Rachel is very sweet and has grown up right before our very eyes. She loves animals and has every type of stuffed animal known to man. She loves to play with Isaac and Brianna and Seth and they all adore her. They even start talking like her if they get to spend any amount of time with her. We have really missed the Ogan's since their big move to Utah but are greatful that they were out here to visit for her birthday so we got to go to Toppers and celebrate with the family.
Jacob is 10 I can hardly believe it. He reads faster than me we were racing to see who could read Breaking Dawn faster and he won What was I thinking racing a with a 10 year old that doesn't have any other responsibilities than to take care of himself? Duh!!! Jacob is a good cousin and friend to all of my children. He is very smart and likes to hang out at Grandma's house. When Jacob was little he and Abe liked to chase me around and pinch my behind. I don't know why my behind is such a good target (yeah right) anyways once we were in the mall and Jacob went up to the counter and grabbed this girls behind she turned around and Jacob was in shock she was appauled and I laughed so hard. I think I was grateful that her butt was mistaken for mine because hers was much smaller and the pinching died down a bit after that.

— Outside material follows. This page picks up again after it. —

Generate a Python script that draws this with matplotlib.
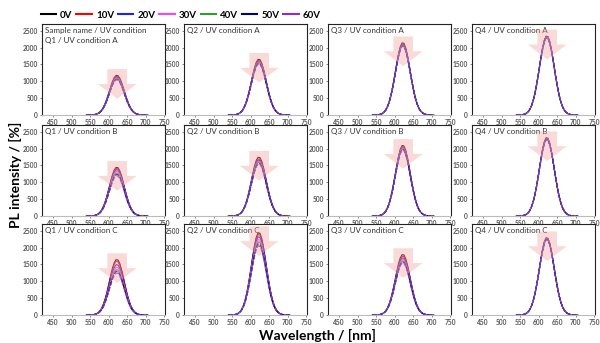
import numpy as np
import matplotlib
matplotlib.use("Agg")
import matplotlib.pyplot as plt

# voltages in the legend
voltages = ["0V", "10V", "20V", "30V", "40V", "50V", "60V"]

# normalised PL spectrum shape
wavelength = [540, 545, 550, 555, 560, 565, 570, 575, 580, 585, 590, 595, 600,
              605, 610, 615, 620, 625, 630, 635, 640, 645, 650, 655, 660, 665,
              670, 675, 680, 685, 690, 695, 700, 705]
shape = [0.0, 0.001, 0.002, 0.004, 0.008, 0.017, 0.034, 0.063, 0.110, 0.181,
         0.278, 0.402, 0.546, 0.697, 0.835, 0.940, 0.995, 0.989, 0.923, 0.810,
         0.667, 0.516, 0.375, 0.256, 0.164, 0.099, 0.056, 0.030, 0.015, 0.007,
         0.003, 0.001, 0.0005, 0.0]

# peak intensity per panel, 0V..60V
quarters = ["Q1", "Q2", "Q3", "Q4"]
conditions = ["A", "B", "C"]
peaks_A = [[1180, 1150, 1120, 1100, 1080, 1060, 1050],
           [1660, 1630, 1600, 1580, 1560, 1540, 1520],
           [2150, 2120, 2100, 2080, 2070, 2060, 2050],
           [2350, 2340, 2330, 2320, 2310, 2300, 2300]]
peaks_B = [[1450, 1420, 1380, 1330, 1280, 1240, 1200],
           [1750, 1700, 1660, 1630, 1600, 1570, 1550],
           [2100, 2070, 2040, 2020, 2000, 1980, 1960],
           [2330, 2320, 2310, 2300, 2290, 2280, 2270]]
peaks_C = [[1650, 1600, 1500, 1420, 1350, 1300, 1250],
           [2450, 2400, 2330, 2250, 2180, 2120, 2060],
           [1800, 1750, 1700, 1650, 1610, 1580, 1550],
           [2300, 2290, 2280, 2270, 2260, 2250, 2240]]
peaks = [peaks_A, peaks_B, peaks_C]

colors = ["black", "red", "#2020ff", "#ff40ff", "#2ca02c", "#000080", "#8a2be2"]
styles = ["-", "-", "-", "-", "-", (0, (4, 1.5)), (0, (4, 1.5))]

plt.rcParams['font.family'] = ['Lato', 'DejaVu Sans']

fig = plt.figure(figsize=(6, 3.43), dpi=100)
W, H = 600, 343
col_left = [42, 184, 328, 472]
row_top = [24, 125, 224]
aw, ah = 123, 91

x = np.array(wavelength)
s = np.array(shape)

for r, cond in enumerate(conditions):
    for c, q in enumerate(quarters):
        ax = fig.add_axes([col_left[c] / W, 1 - (row_top[r] + ah) / H, aw / W, ah / H])
        pk = peaks[r][c]
        for i, v in enumerate(voltages):
            ax.plot(x, s * pk[i], color=colors[i], ls=styles[i], lw=0.8)
        # big translucent arrow showing the decrease
        top = max(pk) + 180
        ax.arrow(623, top, 0, -880, width=53, head_width=105, head_length=440,
                 length_includes_head=True, color='#f4a0a0', alpha=0.4, lw=0, zorder=5)
        ax.set_xlim(420, 752)
        ax.set_ylim(0, 2700)
        ax.set_xticks([450, 500, 550, 600, 650, 700, 750])
        ax.set_yticks([0, 500, 1000, 1500, 2000, 2500])
        ax.tick_params(labelsize=4.8, labelcolor='#555555', length=1.5, width=0.5,
                       pad=1.5, color='#555555')
        for t in ax.get_xticklabels() + ax.get_yticklabels():
            t.set_fontweight('bold')
        for sp in ['top', 'left', 'right']:
            ax.spines[sp].set_linewidth(0.8)
            ax.spines[sp].set_color('#222222')
        ax.spines['bottom'].set_color('#bbbbbb')
        ax.spines['bottom'].set_linewidth(0.8)
        label = q + " / UV condition " + cond
        if r == 0 and c == 0:
            label = "Sample name / UV condition\n" + label
        ax.text(0.025, 0.97, label, transform=ax.transAxes, fontsize=5.8,
                color='#333333', va='top', ha='left', linespacing=1.5)

handles = [plt.Line2D([], [], color=colors[i], lw=1.5) for i in range(len(voltages))]
fig.legend(handles, voltages, loc='upper left', bbox_to_anchor=(32 / W, 1 - 2 / H),
           ncol=7, frameon=False, prop={'weight': 'bold', 'size': 7},
           handlelength=1.6, handletextpad=0.4, columnspacing=0.4)

fig.text(15 / W, 1 - 175 / H, "PL intensity / [%]", rotation=90, fontsize=10,
         fontweight='bold', ha='center', va='center')
fig.text(317 / W, 1 - 335 / H, "Wavelength / [nm]", fontsize=10,
         fontweight='bold', ha='center', va='center')

fig.savefig("out.png", dpi=100)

November has been absolutely incredible weather I'd say 80's or higher mostly. In fact I even got to take Isaac, Bree, and Seth swimming a couple of times. No fun when you thought swimming suit season was gone but I sucked it up cause the kids love to swim so much. Well my friend Jody wanted to get married before Thanksgiving. I love Jody and really credit her for sparking my interest in Rob. Rob and I were running together, (he was running to get in shape for soccer) or that is what he says anyways. Jody started running with us as well. We became kinda of a trio since we all went to CSUN at the time. After a few monthes of running together Jody said would you ever kiss Rob I thought about it and said no. She said I asked him if he would kiss you and he said your totally out of his league. I was completely taken back. He felt like that about me. My whole perception changed and I started to see him differently. If you know Rob you know that his presentation is not as strong as his being. He is so much more than he would let anyone see. He is truely one of the most humble people in my life. Tauni had also asked me if I would date him and I said no he is like a brother. Interesting how that friendship between us evolved into so much more. Well I adore Jody she has always been a really good friend to me. Dawn Jody's sister called and said they were predicting rain for Jody's wedding (CRAZY!@!@#@#) how?? the weather was just beautiful. Jody was getting married in Dawn's backyard which is absolutely beautiful but rain. Well easy ups were the only solution. So I worked all night Tuesday night went to pickup the activity day girls Wednesday morning for a kidnap breakfast and then spent all day in the rain on Wednesday decorating for Jody's Wedding. Dawn was amazing it looked great despite the obstacles that she had to counter act. Jody's wedding was simple and beautiful. She is now a wife and a mother. Lucky she scored three precious little girls. I am so happy for her.